The Carolina Public Press reports more than 90 people were arrested at the capitol building in Raleigh last week, and more than
650 have been arrested since the demonstrations began in late April.
The demonstrations continued today, and this
editorial makes plain the reason North Carolinians have chosen to go to jail these past three months:
"...when the National Association for the Advancement of Colored People organized the Moral Mondays protests, we were happy to answer the call.
It wasn't an easy decision. Neither of us had ever been arrested. We obey the law and teach our children to obey it, too.
But we've also been activists on behalf of what we think is right for our state and our country, going back as far as the civil rights movement. And we remember when Dr. Martin Luther King said that 'there comes a time when silence is betrayal.'
This spring, the irresponsible North Carolina legislature has created one of those times. We had been in legal protests before.

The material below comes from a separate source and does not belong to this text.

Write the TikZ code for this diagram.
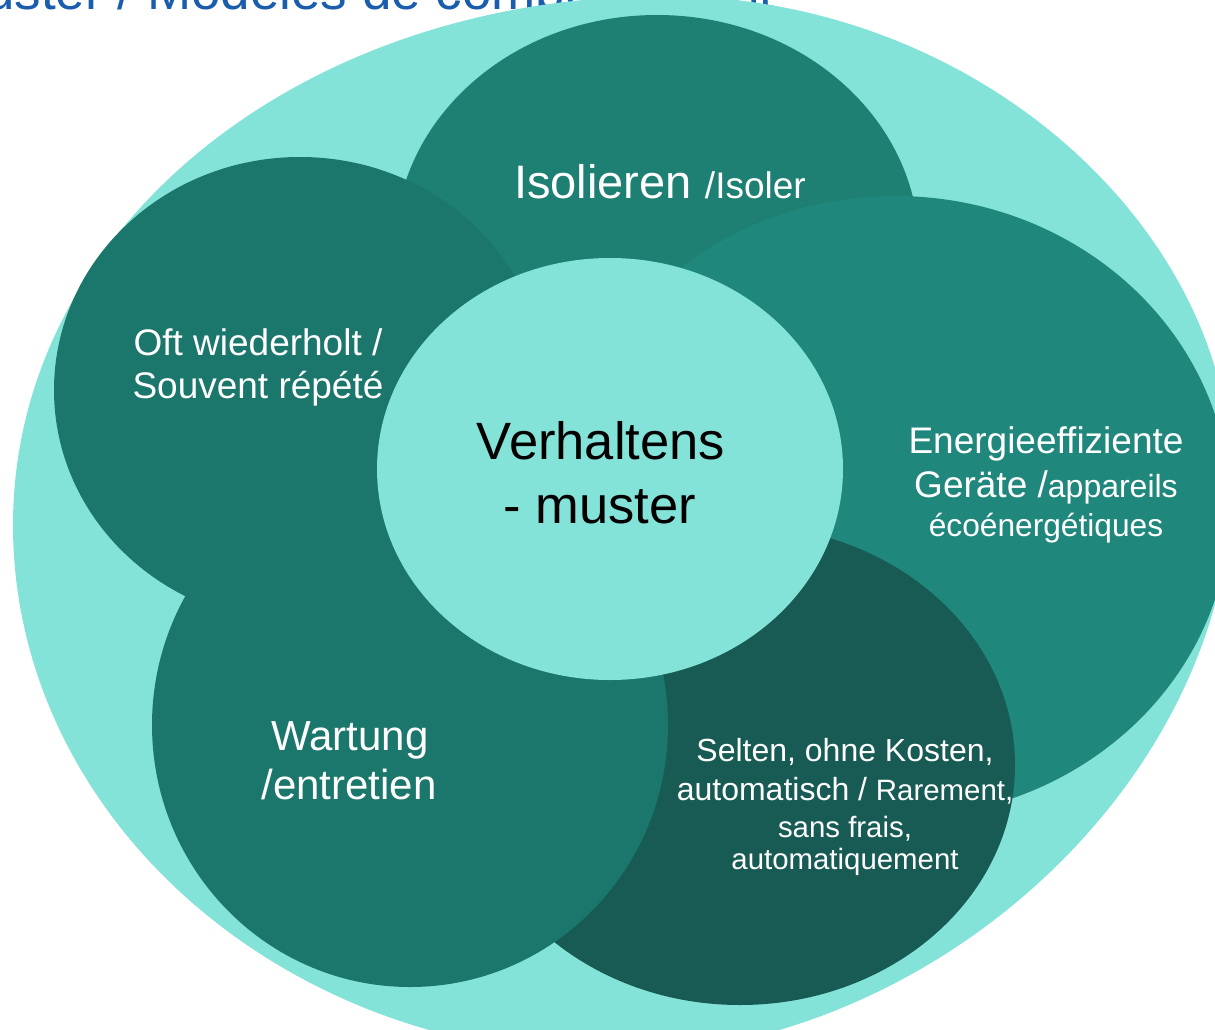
\documentclass[tikz,border=0pt]{standalone}
\usepackage{fontspec}
\setmainfont{Liberation Sans}
\definecolor{lt}{HTML}{84E3D8}
\definecolor{isol}{HTML}{1E7F73}
\definecolor{oft}{HTML}{1B766B}
\definecolor{ener}{HTML}{1F877C}
\definecolor{wart}{HTML}{1B776C}
\definecolor{selt}{HTML}{175B54}
\definecolor{ttl}{HTML}{1A5DAD}
\newcommand{\fs}[1]{\fontsize{#1}{#1}\selectfont}
\begin{document}
\begin{tikzpicture}[x=1pt,y=1pt,
  lbl/.style={text=white, inner sep=0pt, anchor=base}]
\path[use as bounding box, clip] (0,0) rectangle (1215,-1030);
% title, partly hidden
\node[anchor=base west, inner sep=0pt, text=ttl, font=\fs{53}] (title) at (-15,-10) {uster / Modèles de comportement};
% outer shape
\fill[lt] (13,-525) .. controls (13,-229) and (300,4) .. (665,4)
  .. controls (977,4) and (1232,-229) .. (1232,-480)
  .. controls (1232,-779) and (933,-1055) .. (610,-1055)
  .. controls (282,-1055) and (13,-817) .. (13,-525) -- cycle;
% petals
\fill[isol] (657,-247) ellipse [x radius=262pt, y radius=232pt];
\fill[ener] (895,-507) ellipse [x radius=335pt, y radius=311pt];
\fill[oft]  (300,-390) ellipse [x radius=246pt, y radius=233pt];
\fill[selt] (740,-765) ellipse [x radius=275pt, y radius=240pt];
\fill[wart] (410,-725) ellipse [x radius=258pt, y radius=262pt];
% centre
\fill[lt] (610,-469) ellipse [x radius=233pt, y radius=211pt];
% labels
\node[lbl, font=\fs{47}] (isoltxt) at (660,-198) {Isolieren {\fs{37}/Isoler}};
\node[lbl, font=\fs{37}] (oft1) at (258,-355) {Oft wiederholt /};
\node[lbl, font=\fs{37}] (oft2) at (258,-398) {Souvent répété};
\node[lbl, text=black, font=\fs{52.5}] (mid1) at (601,-459) {Verhaltens};
\node[lbl, text=black, font=\fs{52.5}] (mid2) at (600,-523) {- muster};
\node[lbl, font=\fs{37}] (en1) at (1046,-453) {Energieeffiziente};
\node[lbl, font=\fs{37}] (en2) at (1046,-497) {Geräte /{\fs{32}appareils}};
\node[lbl, font=\fs{31.7}] (en3) at (1046,-536) {écoénergétiques};
\node[lbl, font=\fs{42}] (wa1) at (350,-750) {Wartung};
\node[lbl, font=\fs{42}] (wa2) at (349,-799) {/entretien};
\node[lbl, font=\fs{32}] (se1) at (845,-761) {Selten, ohne Kosten,};
\node[lbl, font=\fs{32}] (se2) at (845,-800) {automatisch / {\fs{29.4}Rarement,}};
\node[lbl, font=\fs{29.4}] (se3) at (845,-837) {sans frais,};
\node[lbl, font=\fs{29.4}] (se4) at (845,-869) {automatiquement};
\end{tikzpicture}
\end{document}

But they didn't seem to make a dent.
So last Monday, we stepped up and took our stand."
"The south is the crucible where freedom has been hammered out," said historian Tim Tyson. "This is the struggle," he continued, "its always about what happens here. So goes the south, so goes the nation, so goes the world. See, this fusion movement that's going on - black and brown and white, gay and straight- this is a very important historical moment. Not just in North Carolina, but I think what happens here is gonna be very important in the history of this country."
What happened in
Greensboro, North Carolina in 1960 was certainly key to our nation's inexorable move towards becoming a more just place - and Tyson is likely correct: our aspiration to form a "more perfect union" has so often been tempered and tested in the red clay and humidity of the U.S. South.
In Durham and Memphis, Atlanta and Itta Benna, Shreveport and Columbia, the coming years may prove critical to the our nation's ability to understand the continually evolving notions of freedom and democracy.